In 1947 three sisters of the Society of Saint Margaret moved to Walsingham to assist at the shrine. The Priory of Our Lady, Walsingham, was founded in 1955 as a daughter priory and gained independence as an autonomous house of the order in 1994. The sisters welcome guests and work in the shrine; they are also involved in educational work.

==Associated groups==
Beyond the staff (who include a resident community and external day staff) several groups are officially associated with the life of the shrine. These include:
- The Association of Priests Associate of the Holy House: Founded in 1931, this is an association of priests who undertake to offer Mass for the shrine and who enjoy certain privileges at the shrine; the superior general of the association is, ex officio, the priest administrator of the shrine; since December 2011 full membership has also been available to permanent deacons, as Deacons Associate of the Holy House; it has around 2,000 members. The Guardians maintain the discipline of reserving sacramental ministry in the Shrine to male priests who have been ordained to the diaconate and to the priesthood by a male bishop at whose episcopal ordination a male bishop, himself ordained in the historic apostolic succession of bishops, presided. All priest associates must hold an active license to officiate from a Diocesan Bishop in a church which is a member of or in full communion with the Anglican Communion.
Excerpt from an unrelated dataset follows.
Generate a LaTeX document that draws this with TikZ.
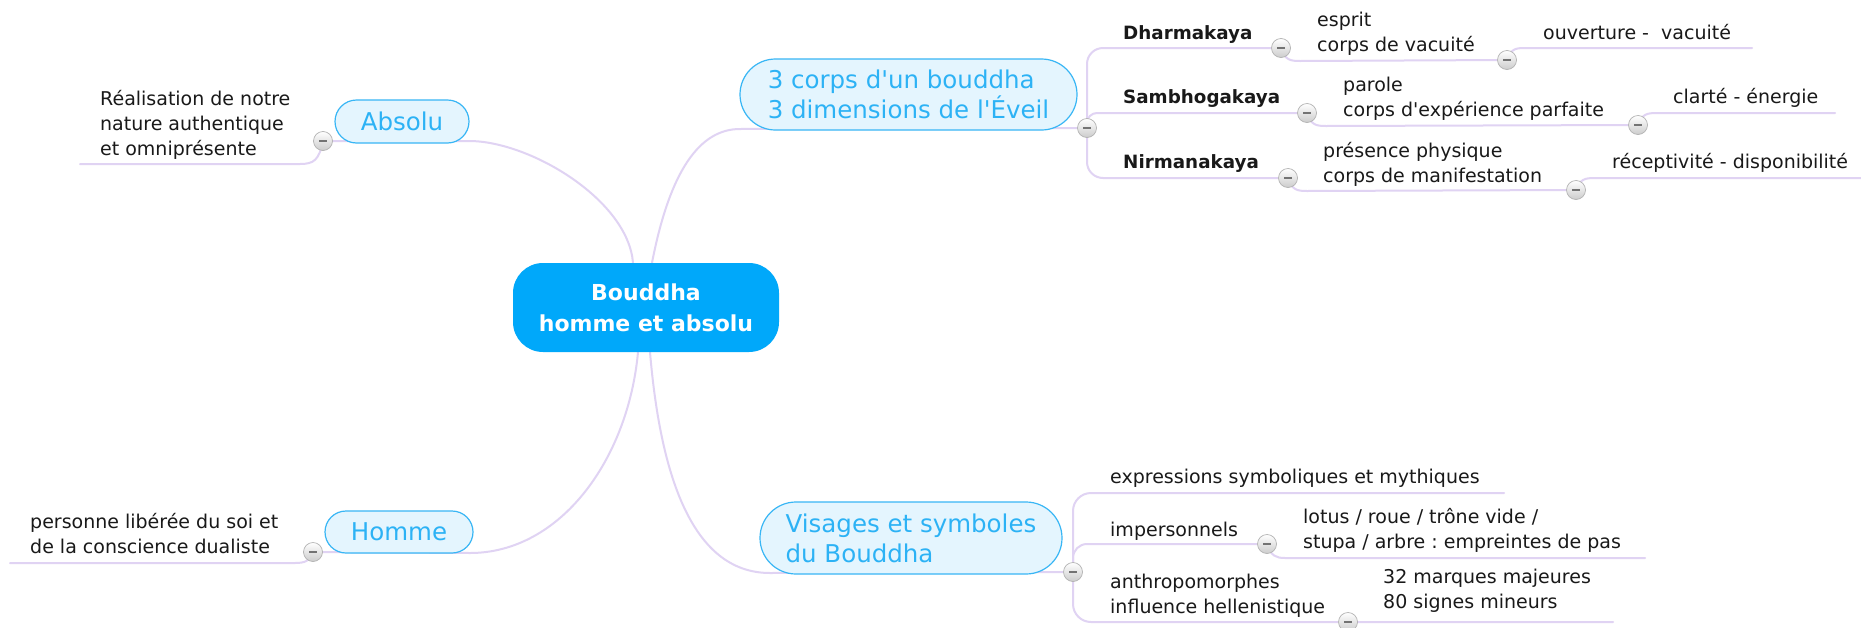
\documentclass[tikz,border=0pt]{standalone}
\usepackage{fontspec}
\newfontfamily\dvs{DejaVu Sans}
\usetikzlibrary{shapes.misc}
\definecolor{linec}{RGB}{224,211,243}
\definecolor{rootc}{RGB}{0,168,250}
\definecolor{topfill}{RGB}{228,245,254}
\definecolor{topdraw}{RGB}{56,182,245}
\definecolor{toptext}{RGB}{44,178,245}
\definecolor{txtc}{RGB}{25,25,25}
\newcommand{\mlines}[1]{\begin{tabular}[t]{@{}l@{}}#1\end{tabular}}
\pgfdeclarelayer{bg}
\pgfsetlayers{bg,main}
\frenchspacing
\begin{document}
\begin{tikzpicture}[x=1pt,y=-1pt,
  conn/.style={draw=linec, line width=2pt, line cap=round},
  rootbox/.style={rectangle, rounded corners=30pt, fill=rootc, text=white, align=center, inner sep=0pt,
    font=\dvs\fontsize{22}{31}\selectfont\bfseries},
  topic/.style={rounded rectangle, draw=topdraw, fill=topfill, line width=1.2pt, text=toptext,
    font=\dvs\fontsize{24.5}{30}\selectfont, inner sep=0pt, align=left},
  leaf/.style={anchor=base west, inner sep=0pt, text=txtc, font=\dvs\fontsize{19}{25}\selectfont\frenchspacing},
  leafb/.style={leaf, font=\dvs\fontsize{18.3}{25}\selectfont\bfseries},
  knob/.style={circle, minimum size=19pt, inner sep=0pt, draw=black!30, line width=0.7pt,
    top color=white, bottom color=black!20,
    path picture={\draw[line width=1.8pt, black!55]
      ([xshift=-4pt]path picture bounding box.center) -- ([xshift=4pt]path picture bounding box.center);}}
]
\useasboundingbox (0,0) rectangle (1861,627);

% knob positions
\coordinate (kA) at (323,141);
\coordinate (kH) at (313,552);
\coordinate (kT) at (1087,128);
\coordinate (kV) at (1073,572);
\coordinate (kD) at (1281,48);
\coordinate (kD2) at (1507,60);
\coordinate (kS) at (1307,113);
\coordinate (kS2) at (1638,125);
\coordinate (kN) at (1288,178);
\coordinate (kN2) at (1576,190);
\coordinate (kI) at (1267,544);
\coordinate (kP) at (1348,622);
% free line ends
\coordinate (eD) at (1752,48);
\coordinate (eS) at (1835,113);
\coordinate (eN) at (1861,178);
\coordinate (eE) at (1504,493);
\coordinate (eI) at (1645,558);
\coordinate (eP) at (1613,622);
\coordinate (eA) at (80,164);
\coordinate (eH) at (10,563);

% main nodes
\node[rootbox, minimum width=266pt, minimum height=89pt] (root) at (646,307.5) {Bouddha\\homme et absolu};
\node[topic, minimum width=134pt, minimum height=43pt] (absolu) at (402,121.5) {Absolu};
\node[topic, minimum width=148pt, minimum height=42pt] (homme) at (399,532) {Homme};
\node[topic, minimum width=337pt, minimum height=71pt] (corps) at (908.5,94.5) {3 corps d'un bouddha\\3 dimensions de l'Éveil};
\node[topic, minimum width=302pt, minimum height=72pt] (visages) at (911,538) {Visages et symboles\\du Bouddha};

% leaves
\node[leaf] (tA) at (100,105) {\mlines{Réalisation de notre\\nature authentique\\et omniprésente}};
\node[leaf] (tH) at (30,528) {\mlines{personne libérée du soi et\\de la conscience dualiste}};
\node[leafb] (tD) at (1123,39) {Dharmakaya};
\node[leaf] (tD2) at (1317,26) {\mlines{esprit\\corps de vacuité}};
\node[leaf] (tD3) at (1543,39) {ouverture -\ \ vacuité};
\node[leafb] (tS) at (1123,103) {Sambhogakaya};
\node[leaf] (tS2) at (1343,91) {\mlines{parole\\corps d'expérience parfaite}};
\node[leaf] (tS3) at (1673,103) {clarté - énergie};
\node[leafb] (tN) at (1123,168) {Nirmanakaya};
\node[leaf] (tN2) at (1323,157) {\mlines{présence physique\\corps de manifestation}};
\node[leaf] (tN3) at (1612,168) {réceptivité - disponibilité};
\node[leaf] (tE) at (1110,483) {expressions symboliques et mythiques};
\node[leaf] (tI) at (1110,536) {impersonnels};
\node[leaf] (tI2) at (1303,523) {\mlines{lotus / roue / trône vide /\\stupa / arbre : empreintes de pas}};
\node[leaf] (tP) at (1110,588) {\mlines{anthropomorphes\\influence hellenistique}};
\node[leaf] (tP2) at (1383,583) {\mlines{32 marques majeures\\80 signes mineurs}};

% knobs
\node[knob] (nA) at (kA) {};
\node[knob] (nH) at (kH) {};
\node[knob] (nT) at (kT) {};
\node[knob] (nV) at (kV) {};
\node[knob] (nD) at (kD) {};
\node[knob] (nD2) at (kD2) {};
\node[knob] (nS) at (kS) {};
\node[knob] (nS2) at (kS2) {};
\node[knob] (nN) at (kN) {};
\node[knob] (nN2) at (kN2) {};
\node[knob] (nI) at (kI) {};
\node[knob] (nP) at (kP) {};

\begin{pgfonlayer}{bg}
\fill[white] (0,0) rectangle (1861,627);
% root to topics
\draw[conn] (kA) -- (469,141) .. controls (530,141) and (628,200) .. ([xshift=-13pt]root.north);
\draw[conn] (kH) -- (470,553) .. controls (560,553) and (628,460) .. ([xshift=-8pt]root.south);
\draw[conn] ([xshift=6pt]root.north) .. controls (670,170) and (700,129) .. (740,129) -- (kT);
\draw[conn] ([xshift=4pt]root.south) .. controls (660,470) and (690,573) .. (770,573) -- (kV);
% topic children
\draw[conn] (kA) .. controls (319,160) and (314,164) .. (300,164) -- (eA);
\draw[conn] (kH) .. controls (310,561) and (305,563) .. (295,563) -- (eH);
\draw[conn, rounded corners=16pt] (kT) |- (kD);
\draw[conn, rounded corners=10pt] (kT) |- (kS);
\draw[conn, rounded corners=16pt] (kT) |- (kN);
\draw[conn] (kD) .. controls (1285,60) and (1290,61) .. (1300,61) -- (kD2);
\draw[conn] (kD2) .. controls (1511,49) and (1515,48) .. (1525,48) -- (eD);
\draw[conn] (kS) .. controls (1311,125) and (1316,126) .. (1326,126) -- (kS2);
\draw[conn] (kS2) .. controls (1642,114) and (1647,113) .. (1657,113) -- (eS);
\draw[conn] (kN) .. controls (1292,190) and (1297,191) .. (1307,191) -- (kN2);
\draw[conn] (kN2) .. controls (1580,179) and (1585,178) .. (1595,178) -- (eN);
\draw[conn, rounded corners=18pt] (kV) |- (eE);
\draw[conn, rounded corners=14pt] (kV) |- (kI);
\draw[conn, rounded corners=18pt] (kV) |- (kP) -- (eP);
\draw[conn] (kI) .. controls (1271,556) and (1276,558) .. (1285,558) -- (eI);
\end{pgfonlayer}
\end{tikzpicture}
\end{document}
A membership badge is worn, distinguished by a dark blue enamel background for priests and light blue for deacons.
- The Society of Our Lady of Walsingham: Members meet in local cells around the world and pray for the life of the shrine; it was founded in 1925; the superior general of the society is, ex officio, the priest administrator of the shrine; members commit to the daily recitation of the Angelus as an act of remembrance of the shrine.
- The Order of Our Lady of Walsingham: Founded in 1953, its members (originally known as "dames" if women, "clerks" if priests, or "lay clerks" if laymen) are admitted as a reward for service to the shrine; they have special privileges at Walsingham and meet in annual chapter; since 2000 both women and men, lay or ordained, are simply styled "member" of the order; the previously complex regalia has also been replaced with a simple cross and collarette for all members. Membership is limited, at around 60 people.
- The College of Guardians of the Holy House: The guardians hold capitular responsibility for the governing of the shrine; there are 20 guardians, ordained and lay, one of whom is elected as master; they have distinctive regalia, including a collarette with star and a blue velvet mantle; they are trustees of the shrine and its registered charity; in addition to the 20 there is also a small number of honorary guardians.
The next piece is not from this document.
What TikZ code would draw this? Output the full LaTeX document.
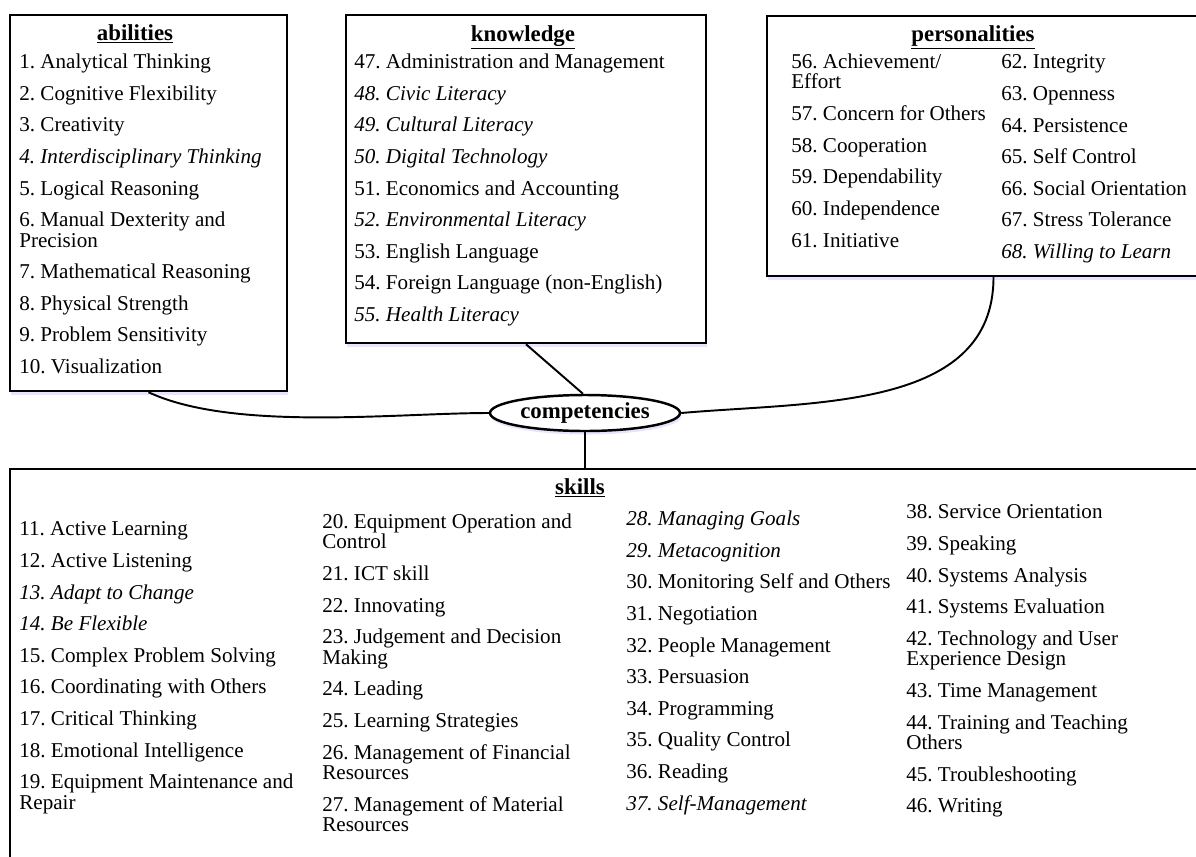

==List of priest administrators==
- Fr Alfred Hope Patten SSC (1938 to 1958); founder and first priest administrator
- Fr John Colin Stephenson (1958 to 1968)
- Fr Charles David Smith (1968 to 1972)
- Fr Alan Vincent Careful (1973 to 1981)
- Canon Christopher Colven (1981 to 1986)
- Fr Roy Fellows (1987 to 1993)
- Fr Martin Warner SSC (1993 to 2002)
- Fr Philip North CMP (2002 to 2008)
- The Rt Revd Lindsay Urwin OGS (2009 to 2015); previously Bishop of Horsham
- Fr Kevin Smith SSC (2016 to 2024)
- Fr Ben Eadon CMP (2024 to present)

==Heraldry==

Argent upon a cross sable, five lilies of the first slipped and seeded proper; a canton azure, charged with a Holy House or. Upon a helm mantling of the colours, and crest, issuing from a celestial crown of 12 points and stars, or, three lilies argent seeded or. Motto: Domus Dei: porta caeli.

Since 1945, the College of Guardians has been authorised to use the arms granted by the College of Arms. These arms pay homage to those of the former priory with the distinguishing mark of the Holy House as the abbey grounds are not associated with either shrine.